Airdrop
/air-drop/
A distribution of free tokens or coins sent directly to wallet addresses, often used as a marketing or reward strategy.
What is a crypto airdrop?
An airdrop is when a blockchain project distributes free tokens directly to users' wallets. There's no purchase involved — tokens simply appear in qualifying wallets based on criteria set by the project team. Airdrops have become one of the most common ways for new protocols to build an initial user base, reward early adopters, and decentralize token ownership.
The concept is simple: instead of selling all tokens through an ICO or exchange listing, the project gives a portion away for free. This creates instant holders who are financially incentivized to participate in the ecosystem, talk about the project, and contribute to governance.
How do airdrops work?
Most airdrops follow a snapshot model. The project takes a snapshot of a blockchain at a specific block height, recording every wallet address and its activity. Wallets that meet the eligibility criteria — such as holding a certain token, using a specific protocol, or completing on-chain actions — are then allocated a share of tokens.
Once the airdrop is announced, eligible users typically need to connect their wallet to a claim page and submit a transaction to receive their tokens. Some airdrops are sent automatically without any claim step, though this is less common with newer projects due to gas costs.
Eligibility criteria vary widely. Some projects reward anyone who held a certain token during the snapshot. Others look at more specific behavior: providing liquidity on a DEX, voting in governance proposals, bridging assets to a new chain, or interacting with the protocol a minimum number of times.
Types of airdrops
Retroactive airdrops reward users who interacted with a protocol before the token existed. Uniswap's UNI airdrop in September 2020 is the most famous example — every wallet that had completed at least one swap received 400 UNI tokens, worth roughly $1,400 at the time and over $8,000 at peak prices.
Holder airdrops distribute tokens to anyone holding a specific asset. For instance, when a project forks or launches a companion token, existing holders of the original token automatically receive the new one.
Task-based airdrops require users to complete specific actions like following social media accounts, joining a Discord, or completing testnet transactions. These are common among early-stage projects looking to grow their community quickly.

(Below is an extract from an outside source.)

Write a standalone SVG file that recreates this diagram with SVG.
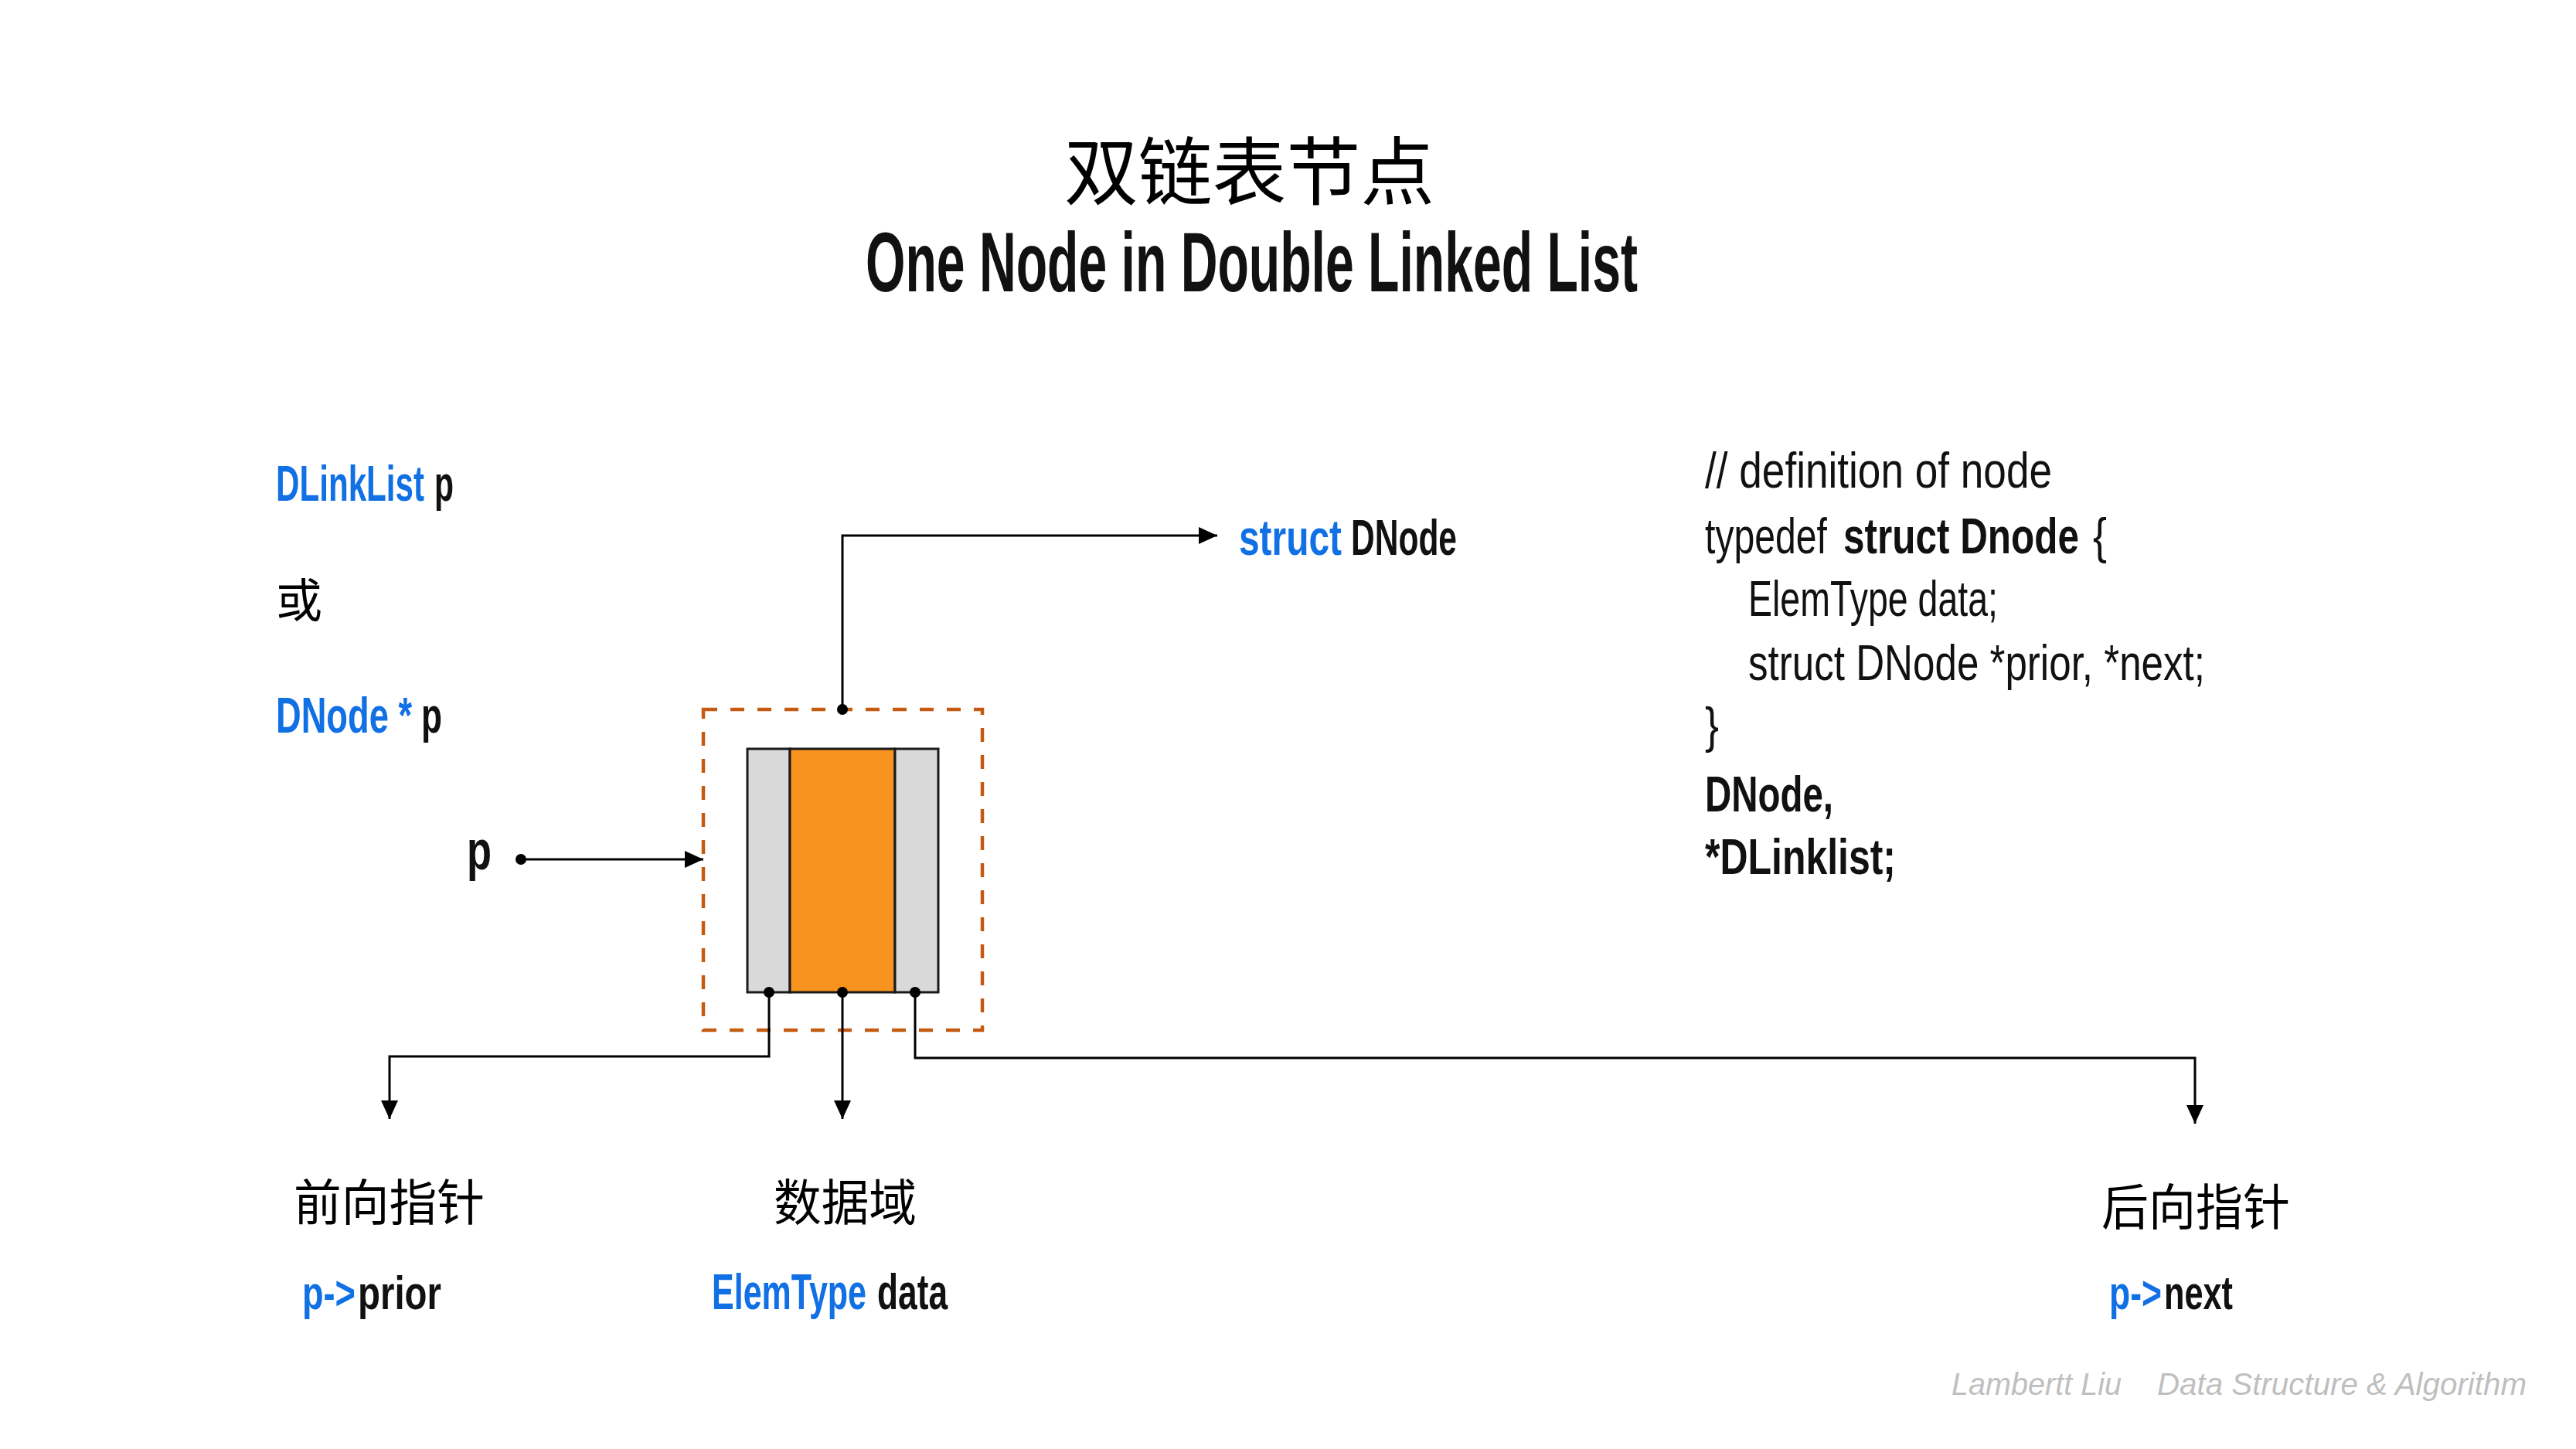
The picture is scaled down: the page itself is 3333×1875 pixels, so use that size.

Governance airdrops target users who actively participated in on-chain governance, rewarding voters and delegators for contributing to protocol decisions.
Why projects do airdrops
Airdrops serve several strategic purposes. First, they decentralize token ownership — regulators look more favorably on tokens that are widely distributed rather than concentrated among insiders. Second, they create a base of engaged users who hold the token and have a reason to participate in governance. Third, airdrops generate massive attention and publicity, often driving more value than equivalent marketing spend.
For DeFi protocols specifically, airdrops also solve the cold start problem. A lending protocol needs depositors and borrowers. A DEX needs liquidity providers and traders. By rewarding early users with tokens, protocols incentivize the exact behavior needed to bootstrap the network.
Risks and considerations
Not all airdrops are legitimate. Scam airdrops are common — they may ask you to connect your wallet to a malicious site, sign a transaction that drains your funds, or provide your seed phrase. Legitimate airdrops will never ask for your private key or seed phrase.
Tax implications are another consideration. In many jurisdictions, airdropped tokens are treated as taxable income at the time of receipt, based on their fair market value. This can create tax liability even if you never sell the tokens.
There's also the phenomenon of "airdrop farming" — users who create multiple wallets and perform minimum qualifying actions across many protocols, hoping to receive airdrops. Projects have responded with increasingly sophisticated Sybil detection methods to identify and exclude farmers, often using on-chain analytics to filter out wallets that show coordinated behavior.
Usage example
"Uniswap airdropped 400 UNI tokens to every wallet that had used the protocol before September 2020."